Pour ce livre, vous vous êtes documentés sur l’histoire et les contextes historique des jeux olympiques contemporains. Que vous inspire le climat actuel et les JO de Paris 2024 ?

On est dans un contexte géopolitique tout à fait particulier aujourd’hui. Il fait penser à celui des JO de Munich, en 1972, où il y a eu un attentat terroriste, en raison du conflit israélo-palestinien. Jesse Owens a vécu cet événement, le fait que les Jeux Olympiques soient devenus une plateforme politique internationale où les minorités agissent pour faire valoir leurs revendications. Y compris par des actes terroristes. Ce qui est fort inquiétant dans le monde actuel.

Et la question du racisme anti-Noirs dans les compétitions sportives, c’est du passé ?
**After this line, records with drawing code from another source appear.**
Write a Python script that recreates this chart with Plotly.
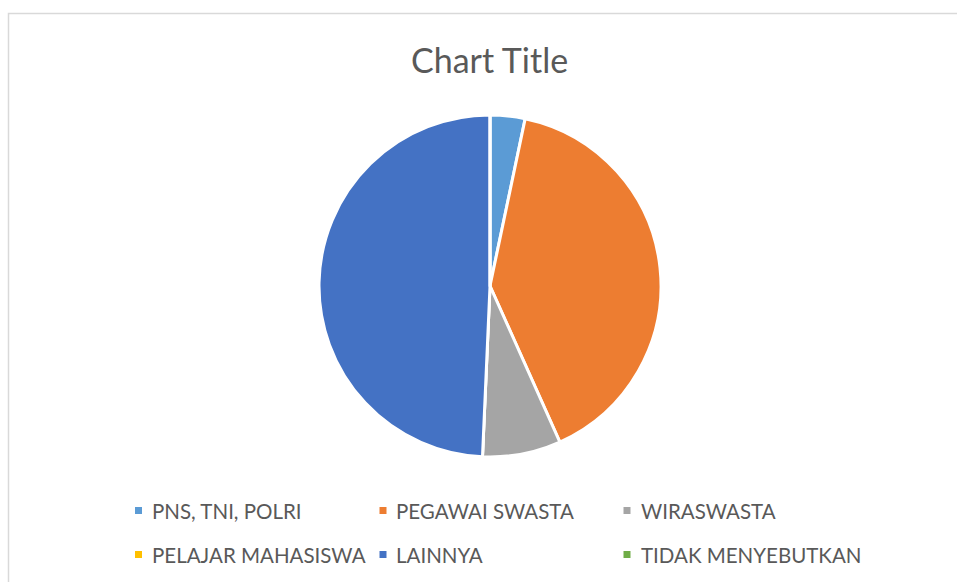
import plotly.graph_objects as go

labels = ["PNS, TNI, POLRI", "PEGAWAI SWASTA", "WIRASWASTA",
          "PELAJAR MAHASISWA", "LAINNYA", "TIDAK MENYEBUTKAN"]
values = [3.3, 40.0, 7.4, 0.0, 49.3, 0.0]
colors = ["#5B9BD5", "#ED7D31", "#A5A5A5", "#FFC000", "#4472C4", "#70AD47"]

W, H = 957, 582
fig = go.Figure()
fig.add_trace(go.Pie(
    labels=labels, values=values, sort=False, direction="clockwise", rotation=0,
    marker=dict(colors=colors, line=dict(color="white", width=3)),
    textinfo="none", hoverinfo="label+value", showlegend=False,
    domain=dict(x=[(490 - 171) / W, (490 + 171) / W], y=[1 - 457 / H, 1 - 115 / H]),
))

# manual legend (3 columns x 2 rows)
col_sq = [138.5, 383, 627]
col_tx = [150, 394, 639]
row_y = [510.5, 554.5]
shapes = [dict(type="rect", xref="paper", yref="paper", x0=8.5 / W, x1=1.05,
               y0=-0.05, y1=1 - 13.5 / H, line=dict(color="#D9D9D9", width=1.5),
               fillcolor="rgba(0,0,0,0)")]
annotations = []
for i, (lab, c) in enumerate(zip(labels, colors)):
    cx = col_sq[i % 3]
    cy = row_y[i // 3]
    shapes.append(dict(type="rect", xref="paper", yref="paper",
                       x0=(cx - 3.5) / W, x1=(cx + 3.5) / W,
                       y0=1 - (cy + 3.5) / H, y1=1 - (cy - 3.5) / H,
                       fillcolor=c, line=dict(width=0)))
    annotations.append(dict(text=lab, x=col_tx[i % 3] / W, y=1 - cy / H, xref="paper", yref="paper",
                            xanchor="left", yanchor="middle", showarrow=False,
                            font=dict(family="Lato", size=20.5, color="#595959")))

annotations.append(dict(text="Chart Title", x=490 / W, y=1 - 60 / H, xref="paper", yref="paper",
                        xanchor="center", yanchor="middle", showarrow=False,
                        font=dict(family="Lato", size=34, color="#595959")))

fig.update_layout(width=W, height=H, margin=dict(l=0, r=0, t=0, b=0),
                  paper_bgcolor="white", plot_bgcolor="white",
                  shapes=shapes, annotations=annotations)
fig.write_html("out.html", config={"displayModeBar": False},
               post_script="document.body.style.margin='0';document.body.style.overflow='hidden';")
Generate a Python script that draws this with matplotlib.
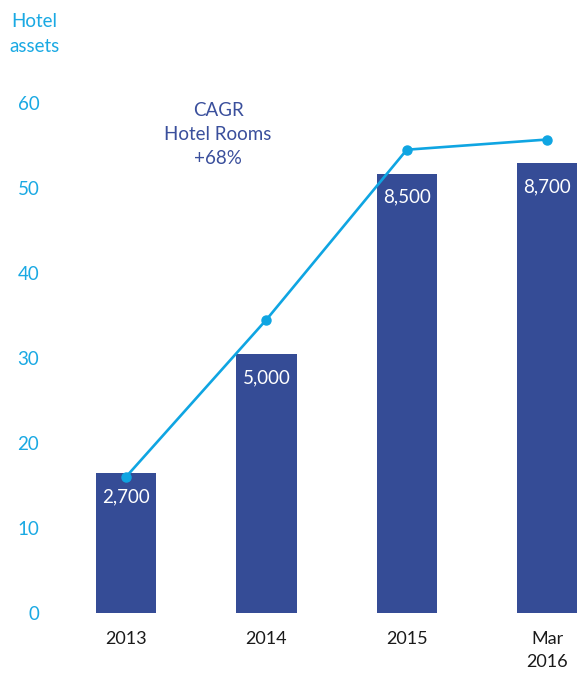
import matplotlib.pyplot as plt

plt.rcParams['font.family'] = ['Lato', 'DejaVu Sans']

# categories and series
periods = ['2013', '2014', '2015', 'Mar\n2016']
hotel_rooms = [2700, 5000, 8500, 8700]
hotel_assets = [16.0, 34.5, 54.5, 55.7]
room_labels = ['2,700', '5,000', '8,500', '8,700']
y_ticks = [0, 10, 20, 30, 40, 50, 60]

bar_color = '#354C96'
line_color = '#0FA5E2'
tick_blue = '#1AA9E3'

fig = plt.figure(figsize=(5.78, 6.78), dpi=100)
ax = fig.add_axes([56 / 578, 65.4 / 678, 522 / 578, 509.6 / 678])

x = list(range(len(periods)))

# rooms on the hidden axis, bars scaled so the top matches the assets scale
ax.bar(x, hotel_rooms, width=0.43, color=bar_color, zorder=2)
ax.set_ylim(0, 60 * 164.5)
ax.set_xlim(-0.5, 3.22)
for xi, v, lab in zip(x, hotel_rooms, room_labels):
    ax.annotate(lab, (xi, v), xytext=(0, -17), textcoords='offset points',
                ha='center', va='center', color='white', fontsize=13.5)
ax.set_yticks([])
ax.set_xticks(x)
ax.set_xticklabels(periods, fontsize=13, color='#1a1a1a', linespacing=1.55)
ax.tick_params(axis='x', length=0, pad=13)
for s in ax.spines.values():
    s.set_visible(False)

# hotel assets line on the visible left axis
ax2 = ax.twinx()
ax2.plot(x, hotel_assets, color=line_color, lw=1.9, marker='o', markersize=6.5,
         zorder=3, clip_on=False)
ax2.set_ylim(0, 60)
ax2.set_yticks(y_ticks)
ax2.yaxis.set_ticks_position('left')
ax2.tick_params(axis='y', length=0, pad=12, labelsize=13.5, labelcolor=tick_blue)
for s in ax2.spines.values():
    s.set_visible(False)

fig.text(34 / 578, 1 - 34 / 678, 'Hotel\nassets', ha='center', va='center',
         color=tick_blue, fontsize=13.5, linespacing=1.6)
fig.text(218 / 578, 1 - 135 / 678, 'CAGR\nHotel Rooms\n+68%', ha='center',
         va='center', color='#3A4F9C', fontsize=13.5, linespacing=1.5)

fig.savefig('out.png', dpi=100)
Non. Aux Etats-Unis, il y a eu le geste des athlètes noirs qui mettent un genou à terre pendant l’hymne américain. Il est très difficile de séparer la question olympique de la question raciale globale.  

Jesse Owens a ouvert un chemin. Et, quelque part, on pourrait dire que l’exemple d’un Jesse Owens acclamé par l’Olympiastadion de Berlin, par des gens qui font le salut nazi, ça signifie aussi que, au-delà de toute idéologie, le champion sort de sa couleur et devient universel.